Charts and diagrams as code.
· · · · · · ·

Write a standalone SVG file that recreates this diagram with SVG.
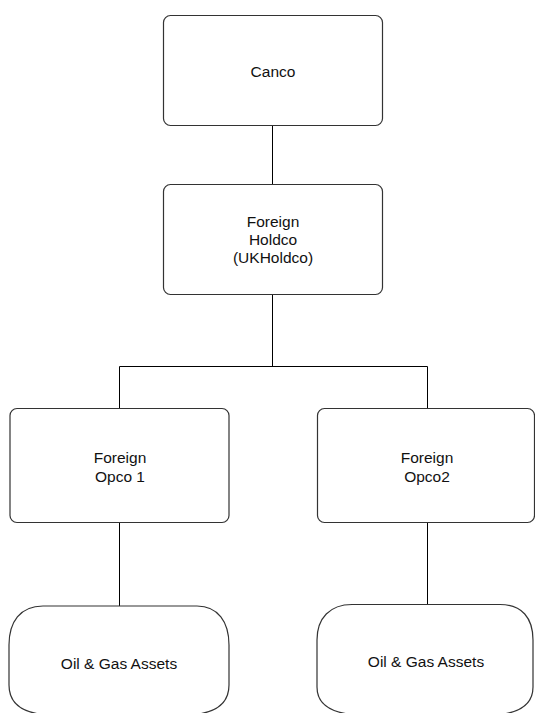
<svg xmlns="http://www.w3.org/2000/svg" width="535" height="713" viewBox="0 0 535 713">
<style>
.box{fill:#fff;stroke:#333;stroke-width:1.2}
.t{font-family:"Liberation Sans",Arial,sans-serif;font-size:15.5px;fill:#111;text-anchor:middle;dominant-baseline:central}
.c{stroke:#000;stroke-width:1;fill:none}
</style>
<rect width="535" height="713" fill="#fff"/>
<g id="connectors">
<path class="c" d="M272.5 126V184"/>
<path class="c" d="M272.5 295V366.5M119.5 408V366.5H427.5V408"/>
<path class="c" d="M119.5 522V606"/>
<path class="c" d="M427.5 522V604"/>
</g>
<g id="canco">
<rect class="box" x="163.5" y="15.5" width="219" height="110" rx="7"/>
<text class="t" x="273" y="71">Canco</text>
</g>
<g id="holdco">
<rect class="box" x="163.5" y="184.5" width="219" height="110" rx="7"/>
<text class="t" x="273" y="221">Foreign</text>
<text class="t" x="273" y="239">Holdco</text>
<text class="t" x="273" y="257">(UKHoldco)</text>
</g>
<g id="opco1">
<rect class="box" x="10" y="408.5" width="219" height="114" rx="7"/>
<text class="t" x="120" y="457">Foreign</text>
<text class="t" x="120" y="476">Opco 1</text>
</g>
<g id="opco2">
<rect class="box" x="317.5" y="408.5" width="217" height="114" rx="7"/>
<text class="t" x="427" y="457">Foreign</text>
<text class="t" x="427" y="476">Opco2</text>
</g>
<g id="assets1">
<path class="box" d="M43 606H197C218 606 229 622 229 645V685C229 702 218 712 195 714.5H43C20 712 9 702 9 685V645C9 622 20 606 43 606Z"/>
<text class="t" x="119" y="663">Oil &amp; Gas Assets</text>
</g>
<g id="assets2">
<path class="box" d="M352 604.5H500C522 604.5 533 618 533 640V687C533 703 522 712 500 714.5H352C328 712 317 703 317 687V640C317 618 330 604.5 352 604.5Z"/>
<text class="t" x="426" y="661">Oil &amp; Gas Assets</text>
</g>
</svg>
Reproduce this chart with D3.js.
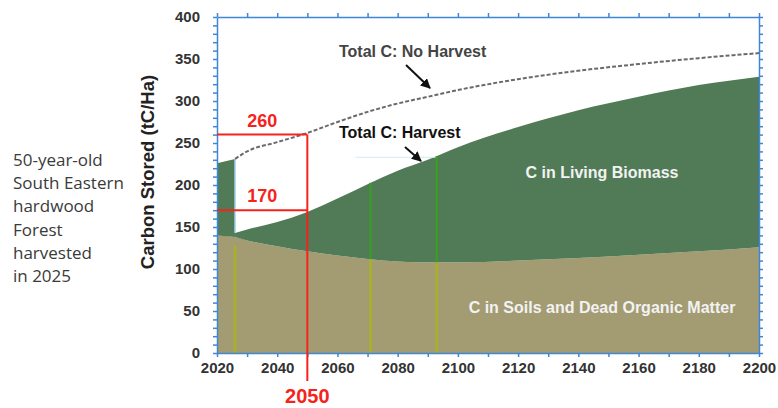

· · · · · · ·

Stated problem.
Return the full material word for word. Do not include the pictures.

Response to the exercise.
Write a standalone SVG file that recreates this diagram with SVG.
<svg xmlns="http://www.w3.org/2000/svg" width="535" height="713" viewBox="0 0 535 713">
<style>
.box{fill:#fff;stroke:#333;stroke-width:1.2}
.t{font-family:"Liberation Sans",Arial,sans-serif;font-size:15.5px;fill:#111;text-anchor:middle;dominant-baseline:central}
.c{stroke:#000;stroke-width:1;fill:none}
</style>
<rect width="535" height="713" fill="#fff"/>
<g id="connectors">
<path class="c" d="M272.5 126V184"/>
<path class="c" d="M272.5 295V366.5M119.5 408V366.5H427.5V408"/>
<path class="c" d="M119.5 522V606"/>
<path class="c" d="M427.5 522V604"/>
</g>
<g id="canco">
<rect class="box" x="163.5" y="15.5" width="219" height="110" rx="7"/>
<text class="t" x="273" y="71">Canco</text>
</g>
<g id="holdco">
<rect class="box" x="163.5" y="184.5" width="219" height="110" rx="7"/>
<text class="t" x="273" y="221">Foreign</text>
<text class="t" x="273" y="239">Holdco</text>
<text class="t" x="273" y="257">(UKHoldco)</text>
</g>
<g id="opco1">
<rect class="box" x="10" y="408.5" width="219" height="114" rx="7"/>
<text class="t" x="120" y="457">Foreign</text>
<text class="t" x="120" y="476">Opco 1</text>
</g>
<g id="opco2">
<rect class="box" x="317.5" y="408.5" width="217" height="114" rx="7"/>
<text class="t" x="427" y="457">Foreign</text>
<text class="t" x="427" y="476">Opco2</text>
</g>
<g id="assets1">
<path class="box" d="M43 606H197C218 606 229 622 229 645V685C229 702 218 712 195 714.5H43C20 712 9 702 9 685V645C9 622 20 606 43 606Z"/>
<text class="t" x="119" y="663">Oil &amp; Gas Assets</text>
</g>
<g id="assets2">
<path class="box" d="M352 604.5H500C522 604.5 533 618 533 640V687C533 703 522 712 500 714.5H352C328 712 317 703 317 687V640C317 618 330 604.5 352 604.5Z"/>
<text class="t" x="426" y="661">Oil &amp; Gas Assets</text>
</g>
</svg>
Reproduce this chart with D3.js.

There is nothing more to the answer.